What have Delphi methods been found to perform well relative to, and for what sorts of problems?

Comment author: ChristianKl 25 April 2014 07:55:06PM *  -1 points [-]

However, it is not clear how to obtain a ground truth with which to judge the correctness of the results.

That assumes we don't have any criteria on which to judge good versus bad scientific papers.

You could train your model to predict the amount of citations that a paper will get. You can also look at variables such as reproduced papers or withdrawn papers.

Define a utility function that collapses such variables into a single one. Run a real world experiment in a journal and do 50% of the paper submissions with one mechanism and 50% with the other. Let a few years go by and then you evaluate the techniques based on your utility function.

Comment author: RichardKennaway 30 April 2014 08:14:54AM *  1 point [-]

You could train your model to predict the amount of citations that a paper will get. You can also look at variables such as reproduced papers or withdrawn papers.
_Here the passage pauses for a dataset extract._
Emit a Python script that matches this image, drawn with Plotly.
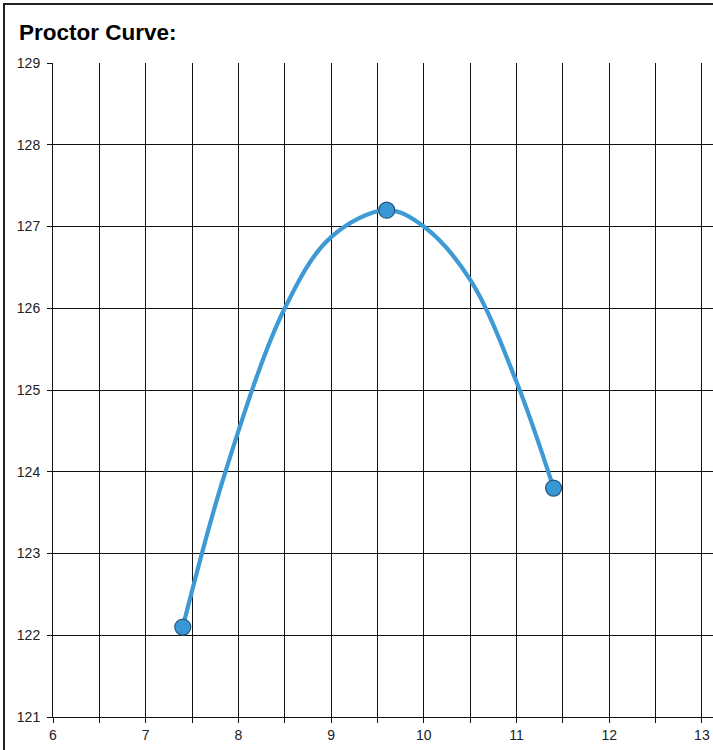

Define a utility function that collapses such variables into a single one. Run a real world experiment in a journal and do 50% of the paper submissions with one mechanism and 50% with the other. Let a few years go by and then you evaluate the techniques based on your utility function.

Something along those lines might be done, but an interventional experiment (creating journals just to test a hypothesis about refereeing) would be impractical. That leaves observational data-collecting, where one might compare the differing practices of existing journals. But the confounding problems would be substantial.

Or, more promisingly, you could do an experiment with papers that are already published and have a citation record, and have experimental groups of referees assess them, and test different methods of resolving disagreements. That might actually be worth doing, although it has the flaw that it would only be assessing accepted papers and not the full range of submissions.

Comment author: ChristianKl 30 April 2014 09:06:37AM 0 points [-]

Then no reason why you can't test different procedures in an existing journal.